- _Dataset entries_
(begin)

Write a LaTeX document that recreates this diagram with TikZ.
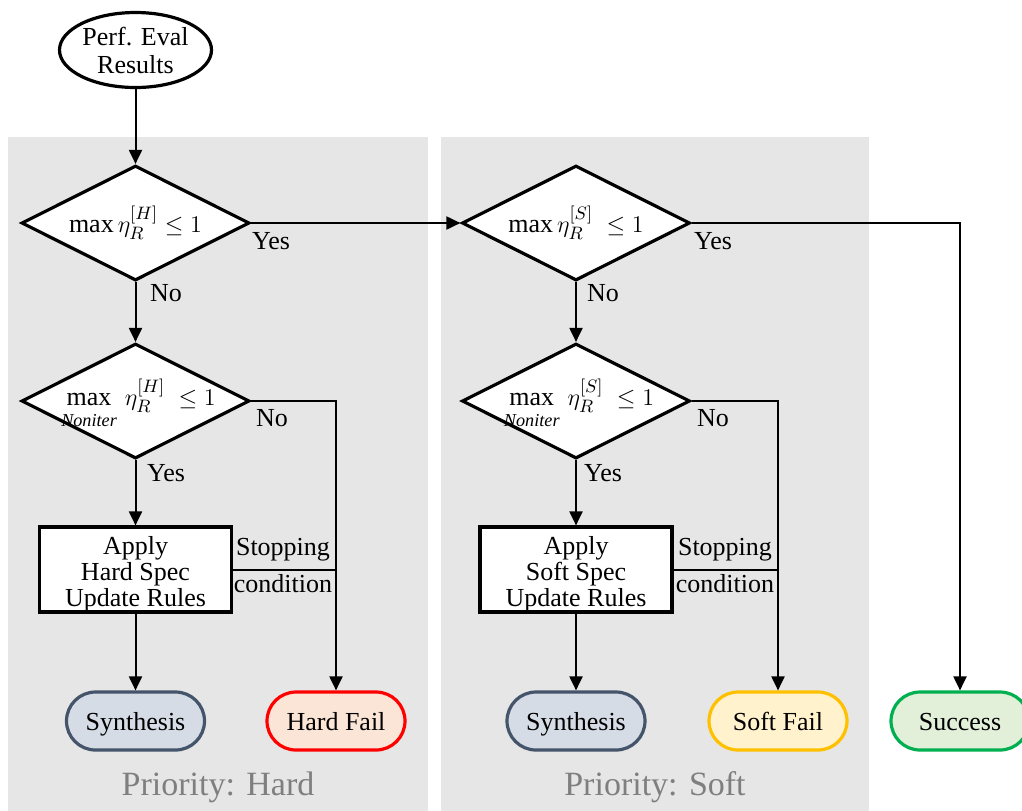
\documentclass[tikz,border=0pt]{standalone}
\usepackage{fontspec}
\setmainfont{Liberation Serif}
\usetikzlibrary{shapes.geometric,arrows.meta}
\definecolor{panelgray}{HTML}{E6E6E6}
\definecolor{captiongray}{HTML}{7F7F7F}
\definecolor{synfill}{HTML}{D6DCE5}
\definecolor{synline}{HTML}{44546A}
\definecolor{hardfill}{HTML}{FBE5D6}
\definecolor{hardline}{HTML}{FF0000}
\definecolor{softfill}{HTML}{FFF2CC}
\definecolor{softline}{HTML}{FFC000}
\definecolor{okfill}{HTML}{E2F0D9}
\definecolor{okline}{HTML}{00B050}
% tall strut for the first line of a process box
\newcommand\firststrut{\rule{0pt}{13.5pt}}
% max over non-iterative specs, limit set a little lower
\newcommand\maxnoniter{\max\limits_{\rule{0pt}{8.5pt}\mathit{Noniter}}}
\begin{document}
\begin{tikzpicture}[x=0.5pt,y=-0.5pt,
  font=\fontsize{13}{13}\selectfont,
  panel/.style={fill=panelgray, draw=none},
  startnode/.style={ellipse, draw, line width=1.6pt, fill=white, minimum width=76pt, minimum height=37.5pt, inner sep=0pt, align=center},
  decision/.style={diamond, draw, line width=1.6pt, fill=white, inner sep=0pt, minimum width=114pt, minimum height=57.5pt},
  process/.style={rectangle, draw, line width=1.6pt, fill=white, minimum width=96pt, minimum height=42.5pt, inner sep=0pt, align=center},
  terminal/.style={rectangle, rounded corners=14.5pt, line width=1.6pt, minimum width=69pt, minimum height=29pt, inner sep=0pt, text height=11pt, text depth=2pt},
  flow/.style={line width=1pt, -{Triangle[width=6.5pt,length=7pt]}},
  link/.style={line width=1pt},
  note/.style={inner sep=0pt},
  caption/.style={text=captiongray, font=\fontsize{17}{20}\selectfont, inner sep=0pt}
]
\useasboundingbox (0,0) rectangle (1022,810);

% priority panels
\fill[panel] (8,137) rectangle (428,812);
\fill[panel] (441,137) rectangle (869,812);

% start
\node[startnode] (start) at (135.5,50) {Perf. Eval\\[1pt]Results};

% hard priority column
\node[decision, label={center:$\max\eta_R^{[H]}\le 1$}] (hd1) at (135.5,223) {};
\node[decision, label={[xshift=1.5pt,yshift=-1.5pt]center:$\maxnoniter\,\eta_R^{[H]}\;\le 1$}] (hd2) at (135.5,401) {};
\node[process] (hbox) at (135.5,569.5) {\firststrut Apply\\Hard Spec\\Update Rules};
\node[terminal, draw=synline, fill=synfill] (hsyn) at (135.5,721) {Synthesis};
\node[terminal, draw=hardline, fill=hardfill] (hfail) at (336,721) {Hard Fail};

% soft priority column
\node[decision, label={center:$\max\eta_R^{[S]}\;\le 1$}] (sd1) at (576,223) {};
\node[decision, label={[xshift=1.5pt,yshift=-1.5pt]center:$\maxnoniter\,\eta_R^{[S]}\;\le 1$}] (sd2) at (576,401) {};
\node[process] (sbox) at (576,569.5) {\firststrut Apply\\Soft Spec\\Update Rules};
\node[terminal, draw=synline, fill=synfill] (ssyn) at (576,721) {Synthesis};
\node[terminal, draw=softline, fill=softfill] (sfail) at (778,721) {Soft Fail};

% overall success
\node[terminal, draw=okline, fill=okfill] (succ) at (960,721) {Success};

% connectors, hard column
\draw[flow] (start) -- (hd1);
\draw[flow] (hd1.east) -- (sd1.west);
\draw[flow] (hd1) -- (hd2);
\draw[flow] (hd2) -- (hbox);
\draw[flow] (hbox) -- (hsyn);
\draw[flow] (hd2.east) -| (hfail.north);
\draw[link] (hbox.east) -- (hbox.east -| hfail.north);

% connectors, soft column
\draw[flow] (sd1) -- (sd2);
\draw[flow] (sd2) -- (sbox);
\draw[flow] (sbox) -- (ssyn);
\draw[flow] (sd2.east) -| (sfail.north);
\draw[link] (sbox.east) -- (sbox.east -| sfail.north);
\draw[flow] (sd1.east) -| (succ.north);

% branch labels
\node[note] (hyes1) at (271,241) {Yes};
\node[note] (hno1) at (166,293) {No};
\node[note] (hno2) at (272,418) {No};
\node[note] (hyes2) at (166,473) {Yes};
\node[note] (hstop) at (283,550) {Stopping};
\node[note] (hcond) at (283,584) {condition};

\node[note] (syes1) at (713,241) {Yes};
\node[note] (sno1) at (603,293) {No};
\node[note] (sno2) at (713,418) {No};
\node[note] (syes2) at (603,473) {Yes};
\node[note] (sstop) at (725,550) {Stopping};
\node[note] (scond) at (725,584) {condition};

% panel captions
\node[caption] (hcap) at (218,787) {Priority: Hard};
\node[caption] (scap) at (655,787) {Priority: Soft};
\end{tikzpicture}
\end{document}
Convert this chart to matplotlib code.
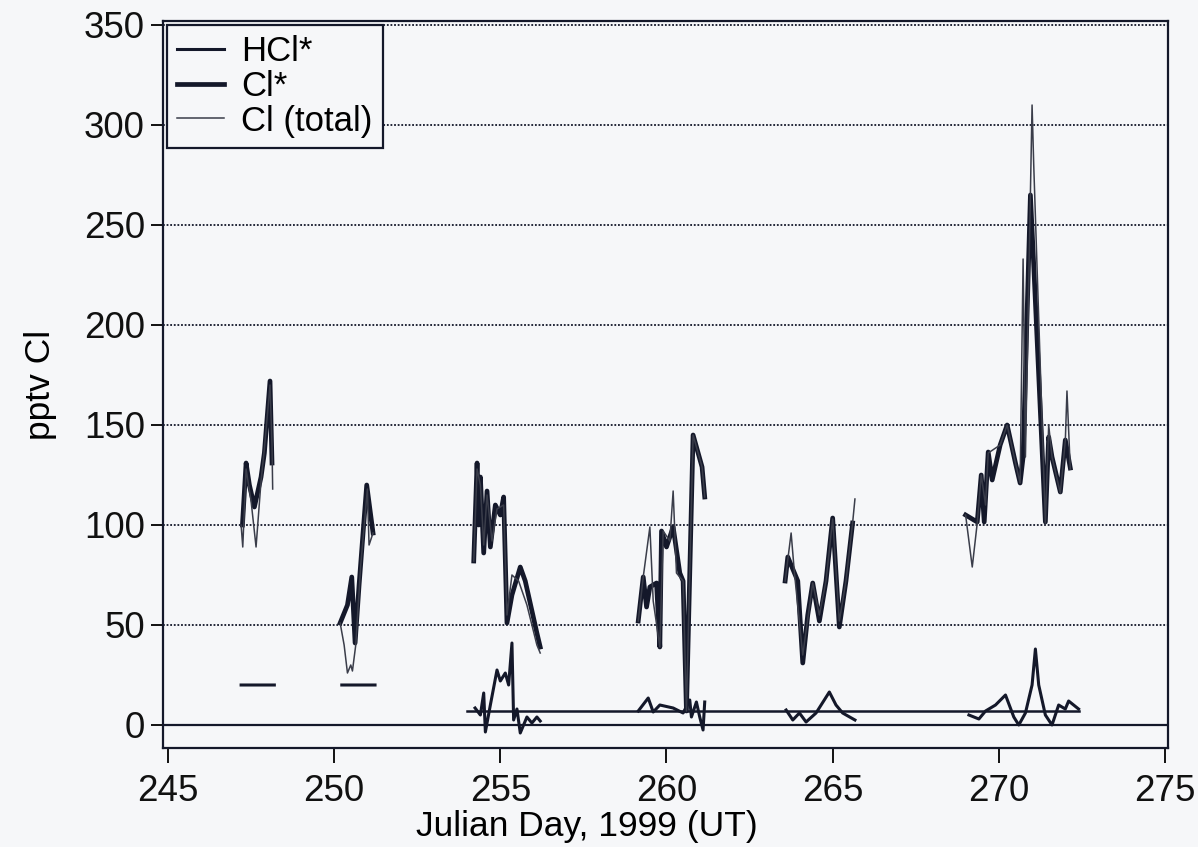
import numpy as np
import matplotlib
matplotlib.use("Agg")
import matplotlib.pyplot as plt

plt.rcParams['font.family'] = ['Liberation Sans', 'DejaVu Sans']

nan = np.nan

# ---- data (Julian day, pptv) ----
hcl_day = [247.2, 248.2, nan,
           250.23, 251.23, nan,
           254.24, 254.4, 254.5, 254.55, 254.7, 254.9, 255.0, 255.15, 255.25, 255.35, 255.4, 255.5, 255.6, 255.8, 255.95, 256.1, 256.2, nan,
           259.15, 259.45, 259.6, 259.8, 260.2, 260.5, 260.7, 260.75, 260.9, 261.0, 261.1, 261.15, nan,
           263.6, 263.8, 264.0, 264.2, 264.5, 264.9, 265.1, 265.3, 265.67, nan,
           269.1, 269.4, 269.6, 269.9, 270.2, 270.45, 270.6, 270.8, 271.0, 271.1, 271.2, 271.4, 271.6, 271.8, 272.0, 272.1, 272.4]
hcl_val = [20, 20, nan,
           20, 20, nan,
           8.5, 5, 16, -3.5, 10, 27.5, 22, 26, 20, 41, 2.5, 8, -4, 4, 1, 4, 2, nan,
           7, 13.5, 6.5, 10, 8.5, 6, 12.5, 4, 11.5, 4, -2.5, 11.5, nan,
           7.5, 2.5, 6, 1.5, 6, 16.5, 10, 6, 2.5, nan,
           5, 3, 7, 10, 15, 4, 0, 6, 20, 38, 20, 5, 0, 10, 8, 12, 8]

clstar_day = [247.24, 247.35, 247.45, 247.6, 247.8, 247.9, 248.07, 248.13, nan,
              250.18, 250.4, 250.53, 250.63, 250.75, 250.98, 251.17, nan,
              254.2, 254.3, 254.35, 254.4, 254.5, 254.6, 254.7, 254.85, 255.0, 255.1, 255.2, 255.35, 255.6, 255.75, 256.1, 256.2, nan,
              259.15, 259.3, 259.4, 259.5, 259.7, 259.8, 259.85, 260.0, 260.2, 260.4, 260.5, 260.6, 260.8, 261.07, 261.15, nan,
              263.57, 263.65, 263.95, 264.1, 264.25, 264.4, 264.6, 264.8, 265.0, 265.2, 265.4, 265.6, nan,
              269.0, 269.35, 269.47, 269.56, 269.68, 269.8, 270.04, 270.25, 270.5, 270.64, 270.73, 270.95, 271.05, 271.4, 271.5, 271.6, 271.85, 272.0, 272.15]
clstar_val = [100, 131, 120, 109, 124, 136, 172, 131, nan,
              51, 60, 74, 41, 70, 120, 96, nan,
              82, 131, 100, 124, 86, 117, 89, 110, 105, 114, 51, 65, 79, 72, 46, 39, nan,
              52, 74, 59, 69, 71, 39, 97, 89, 99, 76, 72, 7, 145, 129, 114, nan,
              72, 84, 72, 31, 55, 71, 52, 72, 103.5, 49, 72, 101, nan,
              105, 101.5, 125, 101.5, 136.5, 122.5, 140, 150, 131, 121, 134, 265, 230, 101.5, 144, 134, 116.5, 142.5, 128.5]

cltot_day = [247.2, 247.25, 247.35, 247.5, 247.65, 247.8, 247.9, 248.07, 248.13, 248.15, nan,
             250.18, 250.3, 250.4, 250.5, 250.55, 250.65, 250.8, 251.0, 251.05, 251.17, nan,
             254.2, 254.3, 254.4, 254.5, 254.6, 254.75, 254.9, 255.1, 255.2, 255.35, 255.55, 255.8, 256.1, 256.2, nan,
             259.15, 259.3, 259.5, 259.6, 259.8, 259.9, 260.1, 260.2, 260.3, 260.5, 260.6, 260.8, 261.07, 261.15, nan,
             263.57, 263.75, 263.85, 264.1, 264.4, 264.6, 264.8, 265.0, 265.2, 265.4, 265.6, 265.67, nan,
             269.0, 269.2, 269.35, 269.47, 269.6, 269.68, 270.04, 270.25, 270.5, 270.64, 270.73, 270.8, 271.0, 271.05, 271.4, 271.5, 271.6, 271.85, 272.0, 272.05, 272.15]
cltot_val = [100, 89, 128, 112, 89, 122, 138, 170, 140, 118, nan,
             51, 40, 26, 30, 27, 40, 80, 118, 90, 96, nan,
             82, 128, 120, 90, 115, 92, 108, 110, 55, 75, 72, 60, 40, 36, nan,
             52, 74, 99, 62, 39, 97, 92, 117, 76, 72, 7, 145, 129, 114, nan,
             72, 96, 76, 35, 71, 55, 72, 103, 52, 72, 101, 113, nan,
             105, 79, 101, 125, 110, 136, 140, 150, 131, 121, 233, 134, 310, 280, 101, 150, 134, 116, 142, 167, 128]

ref_level = 7
ref_days = [254.0, 272.4]

xticks = [245, 250, 255, 260, 265, 270, 275]
yticks = [0, 50, 100, 150, 200, 250, 300, 350]

# ---- figure ----
W, H = 1198, 847
fig = plt.figure(figsize=(W / 100, H / 100), dpi=100)
bg = '#f6f7f9'
fig.patch.set_facecolor(bg)
ax = fig.add_axes([163 / W, 1 - 748 / H, (1168 - 163) / W, (748 - 21) / H])
ax.set_facecolor(bg)

ink = '#14182a'
ax.set_xlim(244.85, 275.09)
ax.set_ylim(-11.5, 352)

for yv in yticks[1:]:
    ax.axhline(yv, color=ink, lw=1.3, ls=(0, (1, 1)), zorder=1)
ax.axhline(0, color=ink, lw=1.6, zorder=2)
ax.plot(ref_days, [ref_level, ref_level], color=ink, lw=1.8, zorder=2)

ax.plot(hcl_day, hcl_val, color=ink, lw=2.2, label='HCl*', zorder=3)
ax.plot(clstar_day, clstar_val, color=ink, lw=3.4, label='Cl*', zorder=4)
ax.plot(cltot_day, cltot_val, color='#3a3d4a', lw=1.1, label='Cl (total)', zorder=5)

ax.set_xticks(xticks)
ax.set_yticks(yticks)
ax.tick_params(axis='both', direction='out', width=1.4, labelsize=26.5, colors='#111111')
ax.tick_params(axis='x', length=10.5, pad=8)
ax.tick_params(axis='y', length=9, pad=4)
for sp in ax.spines.values():
    sp.set_linewidth(1.6)
    sp.set_color(ink)

ax.set_xlabel('Julian Day, 1999 (UT)', fontsize=25.5, labelpad=1, x=0.422)
ax.set_ylabel('pptv Cl', fontsize=25.5, labelpad=19)

leg = ax.legend(loc='upper left', bbox_to_anchor=(4 / 1005, 1 - 4 / 727), borderaxespad=0,
                fontsize=25, frameon=True, fancybox=False, framealpha=1, facecolor=bg,
                edgecolor=ink, handlelength=1.33, handletextpad=0.5, labelspacing=0.045,
                borderpad=0.3)
leg.get_frame().set_linewidth(1.6)

fig.savefig('out.png', dpi=100, facecolor=bg)
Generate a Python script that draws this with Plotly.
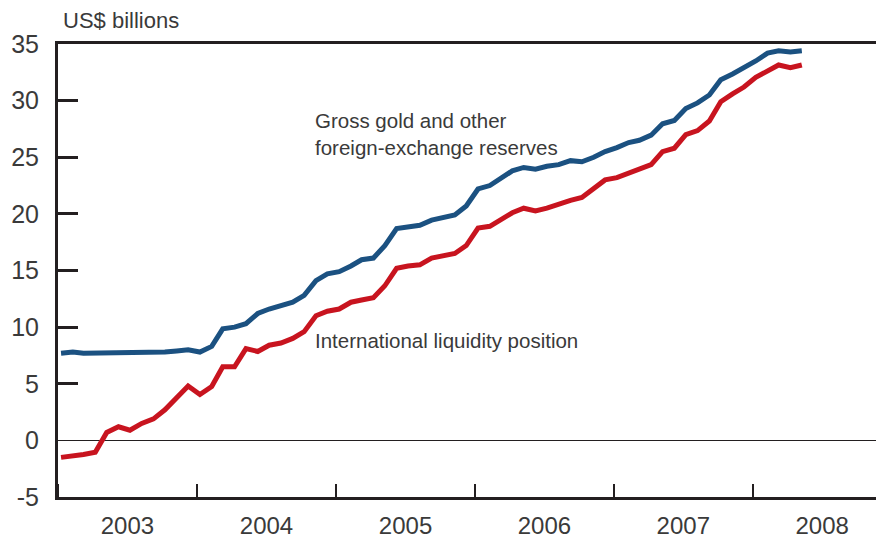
import plotly.graph_objects as go
import pandas as pd

dates = pd.date_range("2003-01-01", "2008-05-01", freq="MS") + pd.Timedelta(days=8)

gross_reserves = [
    7.7, 7.8, 7.7, 7.7, 7.8, 7.7, 7.8, 7.8, 7.8, 7.8, 7.9, 8.0,
    7.8, 8.3, 9.85, 10.0, 10.3, 11.2, 11.6, 11.9, 12.2, 12.8, 14.1, 14.7,
    14.9, 15.4, 15.95, 16.1, 17.2, 18.7, 18.9, 19.0, 19.45, 19.7, 19.9, 20.7,
    22.2, 22.5, 23.1, 23.8, 24.1, 23.95, 24.2, 24.35, 24.7, 24.6, 25.0, 25.5,
    25.85, 26.3, 26.5, 26.95, 27.95, 28.25, 29.3, 29.8, 30.5, 31.85, 32.35, 32.9,
    33.5, 34.2, 34.4, 34.3, 34.4,
]
liquidity_position = [
    -1.5, -1.4, -1.25, -1.05, 0.7, 1.2, 0.9, 1.5, 1.9, 2.7, 3.85, 4.8,
    4.05, 4.75, 6.5, 6.5, 8.1, 7.85, 8.4, 8.6, 9.0, 9.6, 11.0, 11.4,
    11.6, 12.2, 12.4, 12.6, 13.65, 15.2, 15.4, 15.5, 16.1, 16.3, 16.5, 17.2,
    18.75, 18.9, 19.45, 20.1, 20.5, 20.25, 20.5, 20.9, 21.2, 21.45, 22.2, 23.0,
    23.2, 23.6, 23.9, 24.35, 25.5, 25.8, 27.0, 27.35, 28.2, 29.9, 30.6, 31.2,
    32.05, 32.6, 33.15, 32.9, 33.15,
]
y_tick_values = [-5, 0, 5, 10, 15, 20, 25, 30, 35]
y_tick_labels = ["-5", "0", "5", "10", "15", "20", "25", "30", "35"]
y_inner_ticks = [5, 10, 15, 20, 25, 30]

BLUE = "#1b5181"
RED = "#c8141f"
AXIS = "#231f20"
TEXT = "#3a3a3a"
FONT = "Liberation Sans"

fig = go.Figure()
fig.add_trace(go.Scatter(x=dates, y=gross_reserves, mode="lines",
                         line=dict(color=BLUE, width=5), showlegend=False,
                         hoverinfo="skip"))
fig.add_trace(go.Scatter(x=dates, y=liquidity_position, mode="lines",
                         line=dict(color=RED, width=5), showlegend=False,
                         hoverinfo="skip"))
# invisible trace to anchor the tick-only overlay axis
fig.add_trace(go.Scatter(x=[dates[0]], y=[None], yaxis="y2", mode="lines",
                         showlegend=False, hoverinfo="skip"))

fig.update_layout(
    width=876, height=541,
    margin=dict(l=58, r=0, t=44, b=44, autoexpand=False),
    paper_bgcolor="white", plot_bgcolor="white",
    font=dict(family=FONT, size=22, color=TEXT),
    xaxis=dict(
        type="date", range=["2003-01-01", "2008-11-20"],
        dtick="M12", tick0="2003-01-01", tickformat="%Y",
        ticklabelmode="period", automargin=False,
        ticks="inside", ticklen=13, tickwidth=2, tickcolor=AXIS,
        showline=True, linewidth=3, linecolor=AXIS, mirror=True,
        showgrid=False, zeroline=False, ticklabelstandoff=5,
        tickfont=dict(size=24, color=TEXT),
    ),
    yaxis=dict(
        range=[-5, 35], tickmode="array", tickvals=y_tick_values,
        ticktext=y_tick_labels, automargin=False,
        ticks="", showline=True, linewidth=3, linecolor=AXIS,
        showgrid=False, zeroline=True, zerolinecolor=AXIS, zerolinewidth=1,
        ticklabelstandoff=11,
        tickfont=dict(size=25, color=TEXT),
    ),
    yaxis2=dict(
        range=[-5, 35], overlaying="y", side="left", automargin=False,
        tickvals=y_inner_ticks, showticklabels=False,
        ticks="inside", ticklen=20, tickwidth=3, tickcolor=AXIS,
        showline=False, showgrid=False, zeroline=False,
    ),
    annotations=[
        dict(text="US$ billions", xref="paper", yref="paper",
             x=0.004, y=1.0, yshift=24, xanchor="left", yanchor="middle",
             showarrow=False, font=dict(size=22, color=TEXT)),
        dict(text="Gross gold and other<br>foreign-exchange reserves",
             xref="x", yref="y", x="2004-11-01", y=27.05,
             xanchor="left", yanchor="middle", align="left",
             showarrow=False, font=dict(size=20.5, color=TEXT)),
        dict(text="International liquidity position",
             xref="x", yref="y", x="2004-11-01", y=8.8,
             xanchor="left", yanchor="middle", align="left",
             showarrow=False, font=dict(size=20.5, color=TEXT)),
    ],
)

fig.write_html(
    "out.html",
    config={"displayModeBar": False},
    post_script="document.body.style.margin='0';document.body.style.overflow='hidden';",
)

(end)

- _Job_
Your job is to reproduce the lines from the one with "Convert this chart to matplotlib code." through the one with "10, 8, 12, 8]", both kept, exactly as they are. Leave out the pictures.

- _Response below_
Convert this chart to matplotlib code.
import numpy as np
import matplotlib
matplotlib.use("Agg")
import matplotlib.pyplot as plt

plt.rcParams['font.family'] = ['Liberation Sans', 'DejaVu Sans']

nan = np.nan

# ---- data (Julian day, pptv) ----
hcl_day = [247.2, 248.2, nan,
           250.23, 251.23, nan,
           254.24, 254.4, 254.5, 254.55, 254.7, 254.9, 255.0, 255.15, 255.25, 255.35, 255.4, 255.5, 255.6, 255.8, 255.95, 256.1, 256.2, nan,
           259.15, 259.45, 259.6, 259.8, 260.2, 260.5, 260.7, 260.75, 260.9, 261.0, 261.1, 261.15, nan,
           263.6, 263.8, 264.0, 264.2, 264.5, 264.9, 265.1, 265.3, 265.67, nan,
           269.1, 269.4, 269.6, 269.9, 270.2, 270.45, 270.6, 270.8, 271.0, 271.1, 271.2, 271.4, 271.6, 271.8, 272.0, 272.1, 272.4]
hcl_val = [20, 20, nan,
           20, 20, nan,
           8.5, 5, 16, -3.5, 10, 27.5, 22, 26, 20, 41, 2.5, 8, -4, 4, 1, 4, 2, nan,
           7, 13.5, 6.5, 10, 8.5, 6, 12.5, 4, 11.5, 4, -2.5, 11.5, nan,
           7.5, 2.5, 6, 1.5, 6, 16.5, 10, 6, 2.5, nan,
           5, 3, 7, 10, 15, 4, 0, 6, 20, 38, 20, 5, 0, 10, 8, 12, 8]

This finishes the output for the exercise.